A new numerical modelling tool developed by researchers at the University of Toronto could help improve the design and operation of intermittent water distribution systems, which supply more than a billion people around the world.
While there are many commercial models designed for water distribution networks, they all make one important assumption: once the system is turned on, it stays on 24-7.
But for about 20 per cent of customers worldwide, that's simply not the case.
"In many places around the world, due to water scarcity or other factors, water is supplied for only a few hours per day," says David Meyer, an assistant professor in the department of civil and mineral engineering in the Faculty of Applied Science & Engineering.
"Over a billion people get their water this way. And yet these systems are almost universally designed and updated using hydraulic models that assume continuous water supply. That means they don't account for the pipes draining and refilling, and they don't account for the fact that customers store water in large tanks in their homes so they can have it for later use."
The new modelling tool developed by Meyer and PhD student Omar Abdelazeem combines current best practices to improve the design and operation of such systems. Their work is published in Water Resources Research .
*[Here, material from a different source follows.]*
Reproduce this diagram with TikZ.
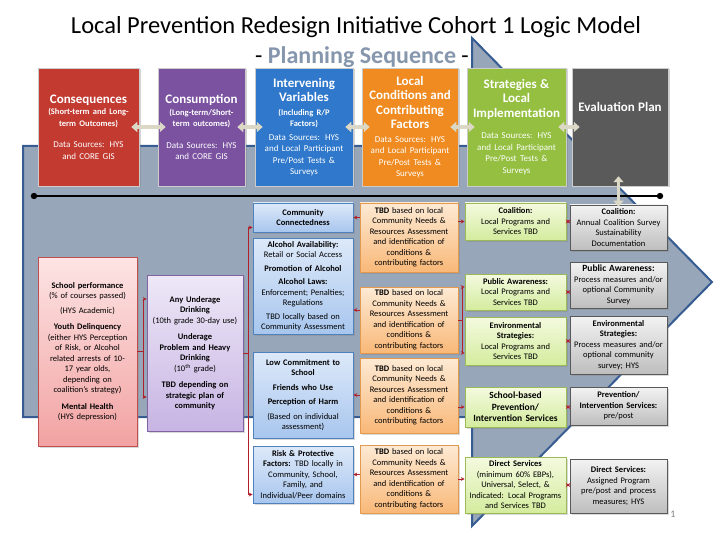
\documentclass[tikz,border=0pt]{standalone}
\usepackage{fontspec}
\setmainfont{Carlito}
\usetikzlibrary{arrows.meta,shadows}

\definecolor{arrowfill}{HTML}{97A6B8}
\definecolor{arrowline}{HTML}{365C92}
\definecolor{subgray}{HTML}{8596AD}
\definecolor{consred}{HTML}{C23A30}
\definecolor{conspurple}{HTML}{7B52A0}
\definecolor{intblue}{HTML}{2F78CB}
\definecolor{locorange}{HTML}{EF8B20}
\definecolor{stratgreen}{HTML}{94BF40}
\definecolor{evalgray}{HTML}{5A5A5A}
\definecolor{linkred}{HTML}{B0202A}
\definecolor{fatbeige}{HTML}{DCD8C6}
\definecolor{riskline}{HTML}{C0504D}
\definecolor{risktop}{HTML}{FDE4E4}
\definecolor{riskbot}{HTML}{F2A2A2}
\definecolor{purline}{HTML}{8064A2}
\definecolor{purtop}{HTML}{EEE8F7}
\definecolor{purbot}{HTML}{C7B4E3}
\definecolor{blueline}{HTML}{4F81BD}
\definecolor{bluetop}{HTML}{DDE9F9}
\definecolor{bluebot}{HTML}{A8C6EE}
\definecolor{orgline}{HTML}{E39A4C}
\definecolor{orgtop}{HTML}{FDEAD4}
\definecolor{orgbot}{HTML}{F9B878}
\definecolor{grnline}{HTML}{9BBB59}
\definecolor{grntop}{HTML}{F4FADF}
\definecolor{grnbot}{HTML}{D4EC9E}
\definecolor{gryline}{HTML}{595959}
\definecolor{grytop}{HTML}{F3F3F3}
\definecolor{grybot}{HTML}{BEBEBE}

\newcommand{\lmhead}[1]{{\fontsize{13}{14.5}\selectfont\bfseries #1\par}}
\newcommand{\lmsub}[1]{{\fontsize{8.5}{11.5}\selectfont\bfseries #1\par}}
\newcommand{\lmsrc}[1]{{\fontsize{9}{11.5}\selectfont #1\par}}

\begin{document}
\begin{tikzpicture}[x=1pt,y=-1pt,>={Stealth[length=4pt,width=4pt]}]
  \tikzstyle{topbox}=[rectangle,draw=white!60!gray,line width=0.5pt,text=white,align=center,inner sep=2pt,minimum height=118pt,drop shadow={shadow xshift=1.5pt,shadow yshift=-1.5pt,opacity=0.35}]
  \tikzstyle{lowbox}=[rectangle,line width=0.6pt,align=center,inner sep=2pt,font=\fontsize{8.5}{10.5}\selectfont,drop shadow={shadow xshift=1.5pt,shadow yshift=-1.5pt,opacity=0.3}]
  \tikzstyle{riskbox}=[lowbox,draw=riskline,top color=risktop,bottom color=riskbot]
  \tikzstyle{link}=[draw=linkred,line width=0.8pt]
  \tikzstyle{fat}=[draw=fatbeige,line width=3.5pt,{Triangle[width=10pt,length=6pt]}-{Triangle[width=10pt,length=6pt]}]

  \useasboundingbox (0,0) rectangle (720,540);

  % big arrow behind everything
  \draw[fill=arrowfill,draw=arrowline,line width=2pt,line join=miter]
    (23,146) -- (472,146) -- (472,38) -- (712,282) -- (472,526) -- (472,417) -- (23,417) -- cycle;

  \node[font=\fontsize{24.5}{28}\selectfont] (title) at (356,27) {Local Prevention Redesign Initiative Cohort 1 Logic Model};
  \node[font=\fontsize{24}{26}\selectfont] (subtitle) at (362,57) {- \textcolor{subgray}{\bfseries Planning Sequence} -};

  % top row
  \node[topbox,fill=consred,minimum width=101pt,text width=97pt] (cons) at (88.5,127)
    {\lmhead{Consequences}\lmsub{(Short-term and Long-\\term Outcomes)}\vskip 10pt\lmsrc{Data Sources: HYS\\and CORE GIS}};
  \node[topbox,fill=conspurple,minimum width=87pt,text width=83pt] (consu) at (201.5,127)
    {\lmhead{Consumption}\lmsub{(Long-term/Short-\\term outcomes)}\vskip 10pt\lmsrc{Data Sources: HYS\\and CORE GIS}};
  \node[topbox,fill=intblue,minimum width=98pt,text width=94pt] (interv) at (304,127)
    {\lmhead{Intervening\\Variables}\vskip 2pt\lmsub{(Including R/P\\Factors)}\vskip 2pt\lmsrc{Data Sources: HYS\\and Local Participant\\Pre/Post Tests \&\\Surveys}};
  \node[topbox,fill=locorange,minimum width=96pt,text width=92pt] (locc) at (410,127)
    {\lmhead{Local\\Conditions and\\Contributing\\Factors}\vskip 2pt\lmsrc{Data Sources: HYS\\and Local Participant\\Pre/Post Tests \&\\Surveys}};
  \node[topbox,fill=stratgreen,minimum width=99pt,text width=95pt] (strat) at (516.5,127)
    {\lmhead{Strategies \&\\Local\\Implementation}\vskip 10pt\lmsrc{Data Sources: HYS\\and Local Participant\\Pre/Post Tests \&\\Surveys}};
  \node[topbox,fill=evalgray,minimum width=96pt,text width=92pt] (evalp) at (620,127)
    {\lmhead{Evaluation Plan}\vskip 28pt\null};

  \foreach \a/\b in {cons/consu,consu/interv,interv/locc,locc/strat,strat/evalp}
    \draw[fat] ([xshift=-8pt]\a.east) -- ([xshift=8pt]\b.west);

  \coordinate (tl) at (34,196);
  \coordinate (tr) at (660,196);
  \draw[line width=1.5pt] (tl) -- (tr);
  \fill (tl) circle (3.2pt);
  \fill (tr) circle (3.2pt);

  % outcomes
  \node[riskbox,minimum width=99pt,text width=95pt,minimum height=189pt] (sch) at (87.5,351.5)
    {\textbf{School performance}\\(\% of courses passed)\par\vskip 4pt
     (HYS Academic)\par\vskip 6pt
     \textbf{Youth Delinquency}\\(either HYS Perception\\of Risk, or Alcohol\\related arrests of 10-\\17 year olds,\\depending on\\coalition's strategy)\par\vskip 6pt
     \textbf{Mental Health}\\(HYS depression)};
  \node[lowbox,draw=purline,top color=purtop,bottom color=purbot,minimum width=96pt,text width=92pt,minimum height=156pt] (pur) at (195,353)
    {\textbf{Any Underage}\\\textbf{Drinking}\\(10th grade 30-day use)\par\vskip 6pt
     \textbf{Underage}\\\textbf{Problem and Heavy}\\\textbf{Drinking}\\(10\textsuperscript{th} grade)\par\vskip 6pt
     \textbf{TBD depending on}\\\textbf{strategic plan of}\\\textbf{community}};

  % intervening variables
  \tikzstyle{bluebox}=[lowbox,draw=blueline,top color=bluetop,bottom color=bluebot,minimum width=100pt,text width=96pt]
  \node[bluebox,minimum height=29pt] (cc) at (303,217.5) {\textbf{Community}\\\textbf{Connectedness}};
  \node[bluebox,minimum height=96pt] (aa) at (303,286)
    {\textbf{Alcohol Availability:}\\Retail or Social Access\par\vskip 3pt
     \textbf{Promotion of Alcohol}\par\vskip 3pt
     \textbf{Alcohol Laws:}\\Enforcement; Penalties;\\Regulations\par\vskip 3pt
     TBD locally based on\\Community Assessment};
  \node[bluebox,minimum height=86pt] (lc) at (303,395)
    {\textbf{Low Commitment to}\\\textbf{School}\par\vskip 4pt
     \textbf{Friends who Use}\par\vskip 4pt
     \textbf{Perception of Harm}\par\vskip 4pt
     (Based on individual\\assessment)};
  \node[bluebox,minimum height=57pt] (rp) at (303,474.5)
    {\textbf{Risk \& Protective}\\\textbf{Factors:} TBD locally in\\Community, School,\\Family, and\\Individual/Peer domains};

  % local conditions
  \tikzstyle{orgbox}=[lowbox,draw=orgline,top color=orgtop,bottom color=orgbot,minimum width=98pt,text width=94pt]
  \node[orgbox,minimum height=69pt] (o1) at (409,237.5) {\textbf{TBD} based on local\\Community Needs \&\\Resources Assessment\\and identification of\\conditions \&\\contributing factors};
  \node[orgbox,minimum height=66pt] (o2) at (409,320) {\textbf{TBD} based on local\\Community Needs \&\\Resources Assessment\\and identification of\\conditions \&\\contributing factors};
  \node[orgbox,minimum height=75pt] (o3) at (409,395.5) {\textbf{TBD} based on local\\Community Needs \&\\Resources Assessment\\and identification of\\conditions \&\\contributing factors};
  \node[orgbox,minimum height=68pt] (o4) at (409,479) {\textbf{TBD} based on local\\Community Needs \&\\Resources Assessment\\and identification of\\conditions \&\\contributing factors};

  % strategies
  \tikzstyle{grnbox}=[lowbox,draw=grnline,top color=grntop,bottom color=grnbot,minimum width=101pt,text width=97pt]
  \node[grnbox,minimum height=37pt] (g1) at (515.5,221.5) {\textbf{Coalition:}\\Local Programs and\\Services TBD};
  \node[grnbox,minimum height=36pt] (g2) at (515.5,292) {\textbf{Public Awareness:}\\Local Programs and\\Services TBD};
  \node[grnbox,minimum height=48pt] (g3) at (515.5,341) {\textbf{Environmental}\\\textbf{Strategies:}\\Local Programs and\\Services TBD};
  \node[grnbox,minimum height=40pt,font=\fontsize{9.5}{11.5}\selectfont] (g4) at (515.5,407) {\textbf{School-based}\\\textbf{Prevention/}\\\textbf{Intervention Services}};
  \node[grnbox,minimum height=56pt] (g5) at (515.5,485) {\textbf{Direct Services}\\(minimum 60\% EBPs),\\Universal, Select, \&\\Indicated: Local Programs\\and Services TBD};

  % evaluation
  \tikzstyle{grybox}=[lowbox,draw=gryline,top color=grytop,bottom color=grybot,minimum width=97pt,text width=93pt]
  \node[grybox,minimum height=45pt] (e1) at (618.5,227.5) {\textbf{Coalition:}\\Annual Coalition Survey\\Sustainability\\Documentation};
  \node[grybox,minimum height=46pt] (e2) at (618.5,285) {{\fontsize{9.5}{11}\selectfont\textbf{Public Awareness:}}\\Process measures and/or\\optional Community\\Survey};
  \node[grybox,minimum height=58pt] (e3) at (618.5,345) {\textbf{Environmental}\\\textbf{Strategies:}\\Process measures and/or\\optional community\\survey; HYS};
  \node[grybox,minimum height=38pt] (e4) at (618.5,406) {\textbf{Prevention/}\\\textbf{Intervention Services:}\\pre/post};
  \node[grybox,minimum height=54pt] (e5) at (618.5,486) {\textbf{Direct Services:}\\Assigned Program\\pre/post and process\\measures; HYS};

  \draw[fat] ([yshift=10pt]e1.north |- evalp.south) -- ([yshift=-2pt]e1.north);

  % red connectors
  \coordinate (lbr) at (143,0);
  \coordinate (lbus) at (248,0);
  \coordinate (rbr) at (462,0);
  \draw[link] (sch.east) -- (sch.east -| lbr);
  \draw[link,<->] ([yshift=54pt]pur.west) -| ([yshift=-44pt]pur.west -| lbr) -- ([yshift=-44pt]pur.west);
  \draw[link] (pur.east) -- (pur.east -| lbus);
  \draw[link,<->] ([yshift=-10pt]cc.west) -| ([yshift=-20pt]rp.west -| lbus) -- ([yshift=-20pt]rp.west);

  \draw[link,<-] (cc.east) -- (cc.east -| o1.west);
  \draw[link,<-] ([yshift=-24pt]aa.east) -- ([yshift=-24pt]aa.east -| o2.west);
  \draw[link,<-] (lc.east) -- (lc.east -| o3.west);
  \draw[link,<-] (rp.east) -- (rp.east -| o4.west);

  \draw[link,->] (g1.west -| o1.east) -- (g1.west);
  \draw[link] (o2.east) -- (o2.east -| rbr);
  \draw[link,<->] ([yshift=5pt]g2.west) -| ([yshift=-12pt]g3.west -| rbr) -- ([yshift=-12pt]g3.west);
  \draw[link,->] (o3.east |- g4.west) -- (g4.west);
  \draw[link,->] (o4.east) -- (o4.east -| g5.west);

  \foreach \g/\e in {g1/e1,g2/e2,g3/e3,g4/e4,g5/e5}
    \draw[link,<->] (\g.east) -- (\g.east -| \e.west);

  \node[text=gray,font=\fontsize{10}{12}\selectfont] (pgnum) at (673,514) {1};
\end{tikzpicture}
\end{document}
"Water distribution networks are critical infrastructure, but they are also big, expensive and buried underground," says Abdelazeem, who is lead author of the study. "If you want to make a change to a system like that, you can't just try it out and see what happens. You need a computer model that can accurately predict how your changes might affect the system. That way, you can test out many different possible improvements before you start the difficult and expensive process of implementing them."
Meyer and his team have conducted numerous studies on intermittent water systems , including a comprehensive review of previous modelling attempts . That work earned them the 2025 Medal for Reproducible Research from the Journal of Water Resources Planning and Management.
Many of the models they reviewed ultimately derived from a single source: the Storm Water Management Model (SWMM), an open-source model created by the U.S. Environmental Protection Agency more than 50 years ago.
"That model was meant for stormwater, but with a little bit of work, you can adapt it for an intermittent water system that fills up and drains regularly," says Abdelazeem.
"The problem is that different people disagreed about which parts of the model to use for what purposes. And these differences matter - we found that sometimes values predicted by one model were thousands of times bigger or smaller than those from another.
"On top of that, many of the models were not reproduceable, meaning that even after reading the paper, you couldn't glean enough information to build your own version."
Building on this previous work, Abdelazeem and Meyer created a new, ready-to-use model, with a Python package that enables users to implement it automatically. Dubbed SWMMIN (SWMM for intermittent networks), the open-source model is available for free on GitHub .
"Our paper describes in detail how to use the model for various types of intermittent systems, and how to set up the numerical parameters to improve model performance," says Abdelazeem.
"In addition to synthesizing the best practices from all the previous models, we also found an ideal ratio of spatial and temporal resolutions that minimizes model error."
The team hopes the model will be used by researchers and water system operators around the world to test potential improvements to intermittent water systems all over the world.
"Ultimately, this is an attempt to model these water systems as they actually exist, rather than how we wish they existed," says Meyer.
"We hope that people will use it to find new design principles, and that those in turn improve service for all the people who depend on these intermittent systems every day."